How’s this for an unusual agreement between a school and its president?
Gwendolyn Boyd, the new president of Alabama State University, signed a contract with the school’s trustees that forbids her from allowing a lover to “cohabitate” with her in the presidential home being provided to her by the historically black university in Montgomery.
The contract, signed Jan. 2, 2014, was obtained by The Birmingham News and posted here. It provides Boyd with an annual salary of $300,000, starting Feb. 1, 2014, plus a number of standard fringe benefits such as insurance. It says that Boyd, an engineer, must provide her own car but will receive a car allowance of $1,000 a month. And it requires that Boyd live in the school-provided presidential house located on campus and equipped with things such as a toll-free phone line, cable television, computer equipment and more.
It also says:
For so long as Dr. Boyd is President and a single person, she shall not be allowed to cohabitate in the President’s residence with any person with whom she has a romantic relation.

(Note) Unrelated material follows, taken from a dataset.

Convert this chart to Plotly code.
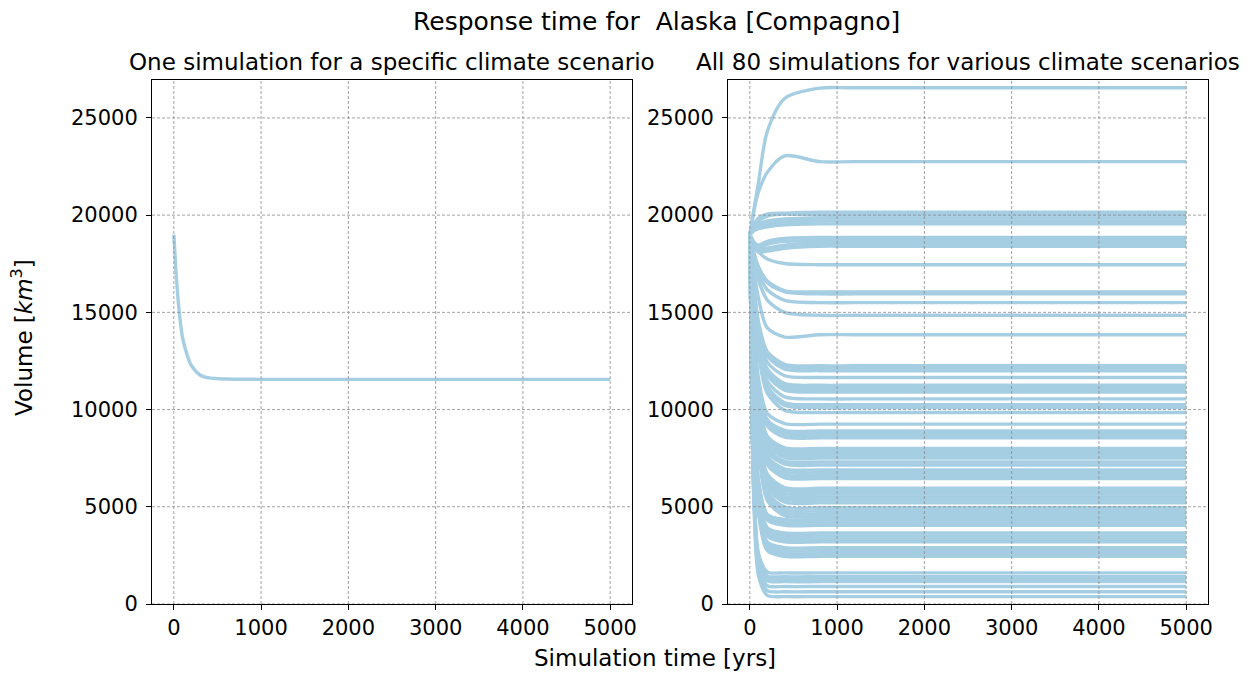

Inside Higher Ed quoted lawyer Raymond Cotton, an expert on contracts, said he has never seen such a proviso written into a contract for a university president. He said:
I don’t know of any state that has the right to invade someone’s residence even if the state owns that residence. To convey that residence and dictate what kind of romantic relationship you can have in that facility – I mean, she’s not in prison.
It also quoted Boyd as saying she was not bothered by the language in the contract. And it quoted a school spokesman as saying that both parties to the contract were fine with the provision.
Boyd was born and raised in Montgomery and earned a bachelor’s degree from Alabama State. She then went to Yale University where she earned a master’s in mechanical engineering and worked for years at Johns Hopkins University. She was appointed by President Obama to serve on the Board of Trustees of the Barry Goldwater Scholarship and Excellence in Education Foundation.